Two iconic gay theater artists will be visiting Chicago in February for extended residencies. No, no, darlings, Alexandra Billings and Stage Door Jonny live here. We mean Pulitzer Prize-winning playwright Tony Kushner, and director/playwright Moises Kaufman.
Kushner, author of Angels in America and The Illusion, will be in residence at Steppenwolf Theatre Company where his most recent play, Homebody/Kabul, will be given a week-long closed workshop before being produced on the Wolf mainstage, directed by Frank Galati. A New York hit last year (with former Chicagoan Linda Emond receiving sensational reviews as the female lead), Homebody/Kabul proved to be sensationally timely, opening just three months after 9/11, but in the works long before. Kushner now feels he can improve the play—he workshopped and rewrote Angels in American for 10 years before it reached Broadway—in collaboration with Galati and lead actor Amy Morton, a member of the Steppenwolf ensemble. The closed workshop will be Feb. 18-23, with the mainstage production opening in April. Coincidentally, The Illusion, an early Kushner work adapted from a French 18th Century play, is running at the Wing & Groove Theatre in Bucktown, Feb. 1-March 8.
Moises Kaufman wrote and directed Gross Indecency: The Three Trials of Oscar Wilde, and co-authored and staged The Laramie Project. About Face Theatre and the Museum of Contemporary Art (MCA) are bringing him in as director of I Am My Own Wife, a new one-woman play by Douglas Jeffries, to be given a try-out at the MCA, Feb. 22-March 16, prior to its official world premiere in New York. The Chicago run officially is being dubbed a workshop. Watch for an interview with Kaufman and Jeffries in the Feb. 12 Windy City Times.
February seems to be workshop month. The public most definitely is invited to participate in the Feb. 7-9 workshop readings of March on My Grave, a new play by Sara Berry Short about the November, 2001 murder of Wisconsin lesbian activist Juana Vega, by her lover's brother. The case raised a variety of issues, not the least of which was why the murderer was not tried under hate-crimes statutes, since reportedly he said he killed Vega for turning his sister gay. The presenter is the side project, a theater troupe founded just two years ago with a special interest in developing new work. The location is The Side Studio, 1520 W. Jarvis. Call (773) 973-2150.
If you live in the suburbs, you can see naked boys on TV. Jonny means Bailiwick Repertory's Naked Boys Singing, of course, who now are featured in a tastefully—and ingeniously—edited TV commerical that began running on suburban cable stations Jan. 20. The spot airs on the CNN Morning News, the Learning Channel, and Entertainment Tonight among other program outlets. Why the suburbs? Well, to be brutal about it, all the big city fags already know about the show or have seen it at least once. Meanwhile, bachelorette parties, divorce parties, girls nights out, nurses and even nuns have taken Naked Boys Singing to their collective bosom. The Naked Boys' buns are being buttered by straight, suburban ladies these days! The spot marks the first time the show has been advertised on TV anywhere in the country. You can bet New York will be watching.
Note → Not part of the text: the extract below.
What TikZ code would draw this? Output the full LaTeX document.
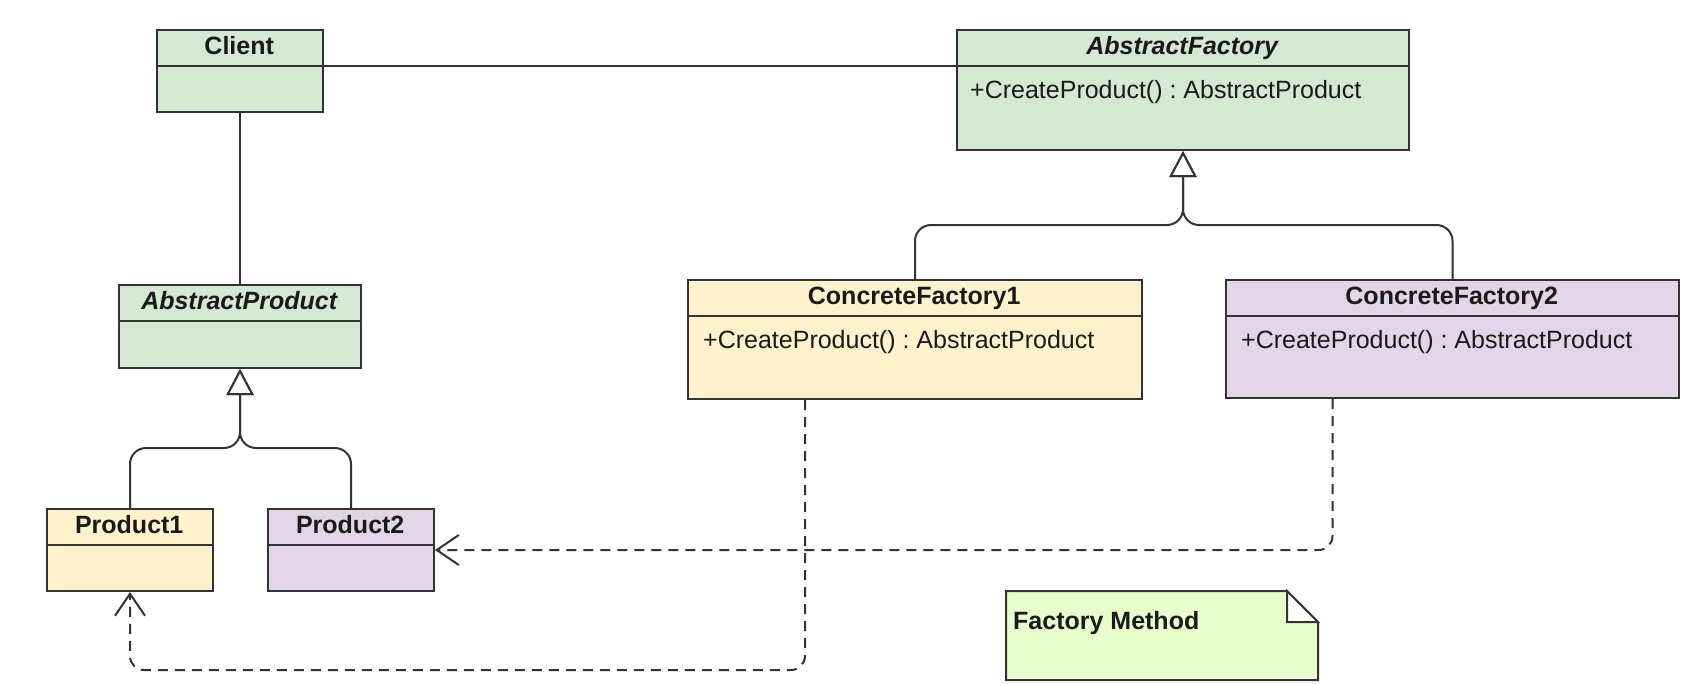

Opera queens, you have your opportunities tomorrow, Jan. 30. Handsome young baritone, and Lyric Opera star, Nathan Gunn will present an intimate recital at 7 p.m. at the Chicago Cultural Center, accompanied by pianist Julie Jordan. Gunn, who sang the title role in Billy Budd last season, will perform songs by gay composers Francis Poulenc, Ned Rorem and Samuel Barber among other repertory. Also tomorrow, at 12:15 p.m., the Museum of Broadcast Communications will show a TV classic from 1967, the Bell Telephone Hour's First Ladies of the Opera, featuring Nilsson, Price and—gasp!—Tebaldi in their primes. WFMT's Andy Karzas will be the host. The Museum is on the first floor of the Cultural Center. Both these events are absolutely FREEEEE!